Britain's Health Secretary Matt Hancock (REUTERS/Hannah McKay/Pool).

The UK will spend £19.3m to trial seven vaccines for a third Covid-19 vaccine booster dose, the government announced on Wednesday (May 19).

The project will be the first in the world to provide vital data on the impact of a third dose on patients’ immune responses.

The Cov-Boost study, led by University Hospital Southampton NHS Foundation Trust and backed by government funding through the Vaccines Taskforce, will trial seven vaccines and will be the first in the world to provide vital data on the impact of a third dose on patients’ immune responses.

“The study will take place at 16 NIHR-supported sites across England, and also within Health and Care Research Wales and NHS Research Scotland sites. It will include a total of 2,886 patients and participants are to begin being vaccinated from early June,” the Department of Health and Social Care (DH) said.

Health secretary Matt Hancock said: “The UK vaccination programme has been a phenomenal national effort, with seven in 10 UK adults now having had their first COVID-19 jab. It is vital that we continue to support the world-renowned British research sector that has contributed to its success.

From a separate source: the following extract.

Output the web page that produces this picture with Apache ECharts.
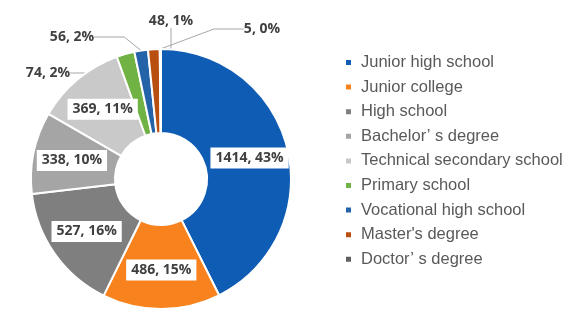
<!DOCTYPE html>
<html>
<head>
<meta charset="utf-8">
<script src="https://cdn.jsdelivr.net/npm/echarts@6/dist/echarts.min.js"></script>
<style>
  html, body { margin: 0; padding: 0; background: #fff; }
  #chart { width: 571px; height: 309px; }
</style>
</head>
<body>
<div id="chart"></div>
<script>
// education levels, clockwise from 12 o'clock
const categories = [
  'Junior high school',
  'Junior college',
  'High school',
  'Bachelor’ s degree',
  'Technical secondary school',
  'Primary school',
  'Vocational high school',
  "Master's degree",
  'Doctor’ s degree'
];
const counts = [1414, 486, 527, 338, 369, 74, 56, 48, 5];
const colors = ['#0f5cb5', '#f7821e', '#7f7f7f', '#a5a5a5', '#c9c9c9', '#70b244', '#2563a8', '#b84f10', '#5f5f5f'];

// small slices get their labels pulled outside, like the original
const outsideLabels = {
  5: [48, 73],
  6: [72, 37],
  7: [171, 21],
  8: [262, 29]
};

const chart = echarts.init(document.getElementById('chart'));

const pieData = categories.map((name, i) => {
  const item = { name: name, value: counts[i], itemStyle: { color: colors[i] } };
  if (outsideLabels[i]) {
    item.label = { position: 'outside', backgroundColor: 'transparent', padding: 0 };
    item.labelLine = { show: true };
  }
  return item;
});

chart.setOption({
  animation: false,
  legend: {
    orient: 'vertical',
    left: 344,
    top: 54,
    padding: 0,
    itemWidth: 7,
    itemHeight: 7,
    itemGap: 7.6,
    icon: 'rect',
    textStyle: {
      fontFamily: 'Liberation Sans',
      fontSize: 16.5,
      lineHeight: 17,
      color: '#595959',
      padding: [0, 0, 0, 4]
    },
    data: categories
  },
  series: [
    {
      type: 'pie',
      center: [161, 179],
      radius: [46, 130],
      startAngle: 90,
      avoidLabelOverlap: false,
      itemStyle: { borderColor: '#fff', borderWidth: 2 },
      label: {
        position: 'inside',
        formatter: (p) => p.value + ', ' + Math.round(p.percent) + '%',
        fontFamily: 'Open Sans',
        fontWeight: 'bold',
        fontSize: 14,
        color: '#404040',
        backgroundColor: '#fff',
        padding: [4, 5, 3, 5]
      },
      labelLine: {
        show: false,
        lineStyle: { color: '#a6a6a6', width: 1 }
      },
      labelLayout: (p) => {
        const pos = outsideLabels[p.dataIndex];
        if (!pos) return {};
        return { x: pos[0], y: pos[1], align: 'center', verticalAlign: 'middle' };
      },
      emphasis: { disabled: true },
      data: pieData
    }
  ]
});
</script>
</body>
</html>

“We will do everything we can to future-proof this country from pandemics and other threats to our health security, and the data from this world-first clinical trial will help shape the plans for our booster programme later this year.

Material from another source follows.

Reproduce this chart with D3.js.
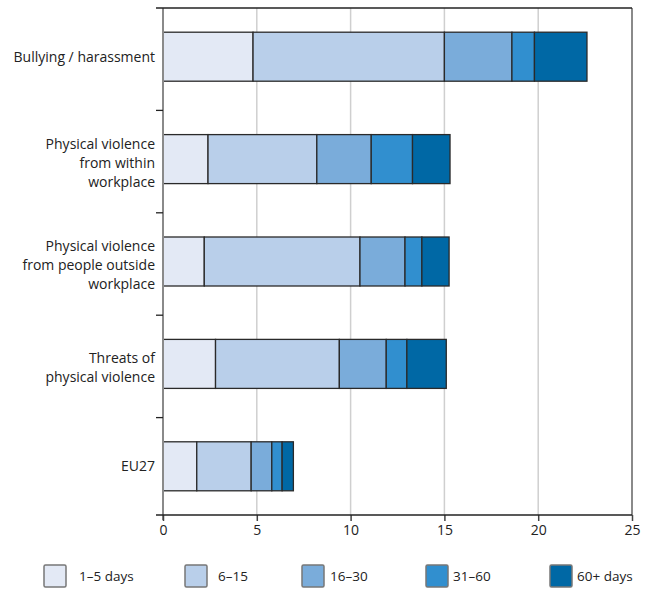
<!DOCTYPE html>
<html>
<head>
<meta charset="utf-8">
<script src="https://cdn.jsdelivr.net/npm/d3@7"></script>
<style>
  html, body { margin: 0; padding: 0; background: #fff; }
  svg { display: block; }
  text { font-family: "Open Sans", "Noto Sans", sans-serif; fill: #222; }
</style>
</head>
<body>
<svg id="chart" width="653" height="593"></svg>
<script>
// Sickness absence by number of days, per type of adverse social behaviour (%)
const categories = [
  "Bullying / harassment",
  "Physical violence\nfrom within\nworkplace",
  "Physical violence\nfrom people outside\nworkplace",
  "Threats of\nphysical violence",
  "EU27"
];
const seriesNames = ["1–5 days", "6–15", "16–30", "31–60", "60+ days"];
const days1to5   = [4.8, 2.4, 2.2, 2.8, 1.8];
const days6to15  = [10.2, 5.8, 8.3, 6.6, 2.9];
const days16to30 = [3.6, 2.9, 2.4, 2.5, 1.1];
const days31to60 = [1.2, 2.2, 0.9, 1.1, 0.55];
const days60plus = [2.8, 2.0, 1.45, 2.1, 0.6];
const xTicks = [0, 5, 10, 15, 20, 25];

const colors = ["#e3e9f5", "#b9cfea", "#7aacda", "#318fcf", "#0068a5"];

const svg = d3.select("#chart");
const plotLeft = 163, plotRight = 632, plotTop = 8, axisY = 515;

const x = d3.scaleLinear().domain([0, 25]).range([plotLeft, plotRight]);
const y = d3.scaleBand().domain(categories).range([plotTop, 520]).paddingInner(0).paddingOuter(0);
const barH = 49;
const barOffset = (y.bandwidth() - barH) / 2 - 2.5;

// build stacked rows
const rows = categories.map((c, i) => {
  const r = { cat: c };
  [days1to5, days6to15, days16to30, days31to60, days60plus].forEach((arr, k) => { r[seriesNames[k]] = arr[i]; });
  return r;
});
const stacked = d3.stack().keys(seriesNames)(rows);

// vertical gridlines
svg.append("g").selectAll("line")
  .data(xTicks.filter(t => t > 0 && t < 25))
  .join("line")
  .attr("x1", d => x(d)).attr("x2", d => x(d))
  .attr("y1", plotTop).attr("y2", axisY)
  .attr("stroke", "#cfcfcf").attr("stroke-width", 1.5);

// right frame line
svg.append("line")
  .attr("x1", plotRight).attr("x2", plotRight).attr("y1", plotTop).attr("y2", axisY)
  .attr("stroke", "#8a8a8a").attr("stroke-width", 2);

// bars
svg.append("g").selectAll("g")
  .data(stacked)
  .join("g")
  .attr("fill", (d, i) => colors[i])
  .selectAll("rect")
  .data(d => d)
  .join("rect")
  .attr("x", d => x(d[0]))
  .attr("width", d => x(d[1]) - x(d[0]))
  .attr("y", d => y(d.data.cat) + barOffset)
  .attr("height", barH)
  .attr("stroke", "#2a2a2a")
  .attr("stroke-width", 1.3);

// left axis line
svg.append("line")
  .attr("x1", plotLeft).attr("x2", plotLeft).attr("y1", plotTop).attr("y2", axisY + 5)
  .attr("stroke", "#8a8a8a").attr("stroke-width", 2);

// top frame line
svg.append("line")
  .attr("x1", plotLeft - 7).attr("x2", plotRight).attr("y1", plotTop).attr("y2", plotTop)
  .attr("stroke", "#222").attr("stroke-width", 1.5);

// category separator ticks
svg.append("g").selectAll("line")
  .data(categories.slice(1))
  .join("line")
  .attr("x1", plotLeft - 7).attr("x2", plotLeft)
  .attr("y1", d => y(d)).attr("y2", d => y(d))
  .attr("stroke", "#222").attr("stroke-width", 1.3);

// x axis
const xAxis = d3.axisBottom(x).tickValues(xTicks).tickSize(6).tickPadding(4).tickFormat(d3.format("d"));
const gx = svg.append("g").attr("transform", `translate(0,${axisY})`).call(xAxis);
gx.select(".domain").remove();
gx.selectAll(".tick line").attr("stroke", "#444").attr("stroke-width", 1.5);
gx.selectAll(".tick text").attr("font-size", 14).attr("fill", "#222")
  .style("font-family", '"Open Sans", "Noto Sans", sans-serif');
svg.append("line")
  .attr("x1", plotLeft - 7).attr("x2", plotRight).attr("y1", axisY).attr("y2", axisY)
  .attr("stroke", "#222").attr("stroke-width", 1.5);

// category labels
const lineH = 19;
svg.append("g").selectAll("text")
  .data(categories)
  .join("text")
  .attr("text-anchor", "end")
  .attr("font-size", 14)
  .each(function (d) {
    const lines = d.split("\n");
    const shift = lines.length > 1 ? 3.5 : 0;
    const cy = y(d) + barOffset + barH / 2 + shift;
    const t = d3.select(this);
    lines.forEach((ln, i) => {
      t.append("tspan")
        .attr("x", plotLeft - 8)
        .attr("y", cy + (i - (lines.length - 1) / 2) * lineH)
        .attr("dy", "0.35em")
        .text(ln);
    });
  });

// legend
const legendX = [44, 185, 302, 426, 550];
const legendTextGap = [35, 33, 28, 27, 27];
const lg = svg.append("g").selectAll("g")
  .data(seriesNames)
  .join("g")
  .attr("transform", (d, i) => `translate(${legendX[i]},565)`);
lg.append("rect")
  .attr("width", 22).attr("height", 22).attr("rx", 1.5)
  .attr("fill", (d, i) => colors[i])
  .attr("stroke", "#777").attr("stroke-width", 1.5);
lg.append("text")
  .attr("x", (d, i) => legendTextGap[i])
  .attr("y", 11)
  .attr("dy", "0.35em")
  .attr("font-size", 13.5)
  .text(d => d);
</script>
</body>
</html>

“I urge everyone who has had both doses of a Covid-19 vaccine, and is eligible, to sign up for this study and play a part in protecting the most vulnerable people in this country and around the world for months and years to come.”

The trial will look at seven different Covid-19 vaccines as potential boosters, given at least 10 to 12 weeks after a second dose as part of the ongoing vaccination programme. One booster will be provided to each volunteer and could be a different brand to the one they were originally vaccinated with.

Vaccines being trialled include Oxford/AstraZeneca, Pfizer/BioNTech, Moderna, Novavax, Valneva, Janssen and Curevac, as well as a control group.

The trial has received ethics approval by the NHS Research Ethics Committee, as well as approval from the Medicines and Healthcare products Regulatory Agency.

The study will open for applications from volunteers shortly via the study’s website and will be recruiting participants through the NHS Covid-19 Vaccine Research Registry.

Participants will be adults aged 30 years or older as these will have been those immunised early on in the vaccination programme – for example, adults aged 75 and over or health and care workers.

Minister for Covid-19 Vaccine Deployment Nadhim Zahawi said: “With over 57 million vaccines administered since the beginning of the rollout, the programme continues its fantastic trajectory.

“Having taken part in a Covid-19 vaccine clinical trial myself, I would encourage everyone eligible to volunteer – whatever your religion, ethnicity or background, it’s a fantastic opportunity to get involved with such an historic initiative.”